RECORDED INFORMATION —
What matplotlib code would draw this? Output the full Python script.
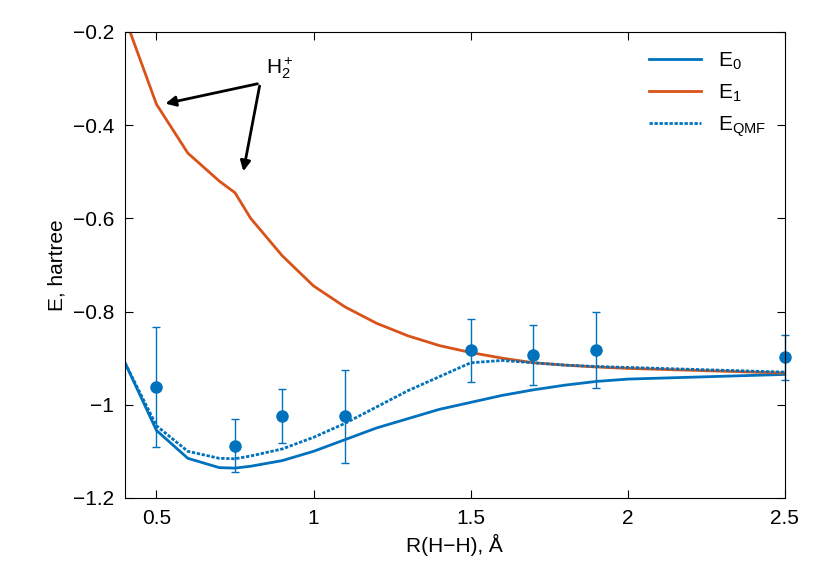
import matplotlib
matplotlib.use("Agg")
import matplotlib.pyplot as plt

plt.rcParams["font.family"] = "Liberation Sans"
plt.rcParams["font.size"] = 15
plt.rcParams["mathtext.fontset"] = "custom"
plt.rcParams["mathtext.rm"] = "Liberation Sans"
plt.rcParams["mathtext.it"] = "Liberation Sans"
plt.rcParams["mathtext.default"] = "regular"

r = [0.4, 0.5, 0.6, 0.7, 0.75, 0.8, 0.9, 1.0, 1.1, 1.2, 1.3, 1.4, 1.5, 1.6, 1.7, 1.8, 1.9, 2.0, 2.5]
e0 = [-0.91, -1.055, -1.115, -1.135, -1.136, -1.132, -1.12, -1.10, -1.075, -1.05, -1.03, -1.01, -0.995, -0.98, -0.968, -0.958, -0.95, -0.945, -0.935]
eqmf = [-0.91, -1.045, -1.10, -1.115, -1.116, -1.11, -1.095, -1.07, -1.04, -1.005, -0.97, -0.94, -0.91, -0.905, -0.91, -0.915, -0.918, -0.92, -0.93]
r1 = [0.4, 0.5, 0.6, 0.7, 0.75, 0.8, 0.9, 1.0, 1.1, 1.2, 1.3, 1.4, 1.5, 1.6, 1.7, 1.8, 1.9, 2.0, 2.5]
e1 = [-0.17, -0.355, -0.46, -0.52, -0.545, -0.6, -0.68, -0.745, -0.79, -0.825, -0.852, -0.873, -0.888, -0.9, -0.91, -0.915, -0.919, -0.922, -0.932]
rp = [0.5, 0.75, 0.9, 1.1, 1.5, 1.7, 1.9, 2.5]
ep = [-0.962, -1.088, -1.025, -1.025, -0.883, -0.893, -0.883, -0.898]
errp = [0.128, 0.057, 0.058, 0.1, 0.068, 0.065, 0.082, 0.048]

blue = "#0072bd"
orange = "#d95319"

fig = plt.figure(figsize=(8.3, 5.81), dpi=100)
ax = fig.add_axes([0.1506, 0.143, 0.795, 0.802])
ax.plot(r, e0, color=blue, lw=2, label="E$_0$")
ax.plot(r1, e1, color=orange, lw=2, label="E$_1$")
ax.plot(r, eqmf, color=blue, lw=2, ls=(0, (1.2, 0.6)), label="E$_{QMF}$")
ax.errorbar(rp, ep, yerr=errp, fmt="o", color=blue, ms=8, capsize=3, lw=1, clip_on=False)
ax.set_xlim(0.4, 2.5)
ax.set_ylim(-1.2, -0.2)
ax.set_xticks([0.5, 1, 1.5, 2, 2.5])
ax.set_xticklabels(["0.5", "1", "1.5", "2", "2.5"])
ax.set_yticks([-1.2, -1, -0.8, -0.6, -0.4, -0.2])
ax.set_yticklabels(["\u22121.2", "\u22121", "\u22120.8", "\u22120.6", "\u22120.4", "\u22120.2"])
ax.tick_params(direction="in", top=True, right=True, length=6, pad=8)
ax.set_xlabel("R(H\u2212H), \u00c5")
ax.set_ylabel("E, hartree")
ax.text(0.85, -0.29, "H$_2^+$", fontsize=15)
ax.annotate("", xy=(0.52, -0.355), xytext=(0.83, -0.31),
            arrowprops=dict(arrowstyle="-|>", color="black", lw=2))
ax.annotate("", xy=(0.775, -0.505), xytext=(0.83, -0.31),
            arrowprops=dict(arrowstyle="-|>", color="black", lw=2))
ax.legend(loc="upper right", frameon=False, handlelength=2.5, fontsize=15)
fig.savefig("out.png", dpi=100)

SHORT TASK — Without including any pictures, reproduce the listing exactly.

ANSWER TO THIS TASK —
What matplotlib code would draw this? Output the full Python script.
import matplotlib
matplotlib.use("Agg")
import matplotlib.pyplot as plt

plt.rcParams["font.family"] = "Liberation Sans"
plt.rcParams["font.size"] = 15
plt.rcParams["mathtext.fontset"] = "custom"
plt.rcParams["mathtext.rm"] = "Liberation Sans"
plt.rcParams["mathtext.it"] = "Liberation Sans"
plt.rcParams["mathtext.default"] = "regular"

r = [0.4, 0.5, 0.6, 0.7, 0.75, 0.8, 0.9, 1.0, 1.1, 1.2, 1.3, 1.4, 1.5, 1.6, 1.7, 1.8, 1.9, 2.0, 2.5]
e0 = [-0.91, -1.055, -1.115, -1.135, -1.136, -1.132, -1.12, -1.10, -1.075, -1.05, -1.03, -1.01, -0.995, -0.98, -0.968, -0.958, -0.95, -0.945, -0.935]
eqmf = [-0.91, -1.045, -1.10, -1.115, -1.116, -1.11, -1.095, -1.07, -1.04, -1.005, -0.97, -0.94, -0.91, -0.905, -0.91, -0.915, -0.918, -0.92, -0.93]
r1 = [0.4, 0.5, 0.6, 0.7, 0.75, 0.8, 0.9, 1.0, 1.1, 1.2, 1.3, 1.4, 1.5, 1.6, 1.7, 1.8, 1.9, 2.0, 2.5]
e1 = [-0.17, -0.355, -0.46, -0.52, -0.545, -0.6, -0.68, -0.745, -0.79, -0.825, -0.852, -0.873, -0.888, -0.9, -0.91, -0.915, -0.919, -0.922, -0.932]
rp = [0.5, 0.75, 0.9, 1.1, 1.5, 1.7, 1.9, 2.5]
ep = [-0.962, -1.088, -1.025, -1.025, -0.883, -0.893, -0.883, -0.898]
errp = [0.128, 0.057, 0.058, 0.1, 0.068, 0.065, 0.082, 0.048]

blue = "#0072bd"
orange = "#d95319"

fig = plt.figure(figsize=(8.3, 5.81), dpi=100)
ax = fig.add_axes([0.1506, 0.143, 0.795, 0.802])
ax.plot(r, e0, color=blue, lw=2, label="E$_0$")
ax.plot(r1, e1, color=orange, lw=2, label="E$_1$")
ax.plot(r, eqmf, color=blue, lw=2, ls=(0, (1.2, 0.6)), label="E$_{QMF}$")
ax.errorbar(rp, ep, yerr=errp, fmt="o", color=blue, ms=8, capsize=3, lw=1, clip_on=False)
ax.set_xlim(0.4, 2.5)
ax.set_ylim(-1.2, -0.2)
ax.set_xticks([0.5, 1, 1.5, 2, 2.5])
ax.set_xticklabels(["0.5", "1", "1.5", "2", "2.5"])
ax.set_yticks([-1.2, -1, -0.8, -0.6, -0.4, -0.2])
ax.set_yticklabels(["\u22121.2", "\u22121", "\u22120.8", "\u22120.6", "\u22120.4", "\u22120.2"])
ax.tick_params(direction="in", top=True, right=True, length=6, pad=8)
ax.set_xlabel("R(H\u2212H), \u00c5")
ax.set_ylabel("E, hartree")
ax.text(0.85, -0.29, "H$_2^+$", fontsize=15)
ax.annotate("", xy=(0.52, -0.355), xytext=(0.83, -0.31),
            arrowprops=dict(arrowstyle="-|>", color="black", lw=2))
ax.annotate("", xy=(0.775, -0.505), xytext=(0.83, -0.31),
            arrowprops=dict(arrowstyle="-|>", color="black", lw=2))
ax.legend(loc="upper right", frameon=False, handlelength=2.5, fontsize=15)
fig.savefig("out.png", dpi=100)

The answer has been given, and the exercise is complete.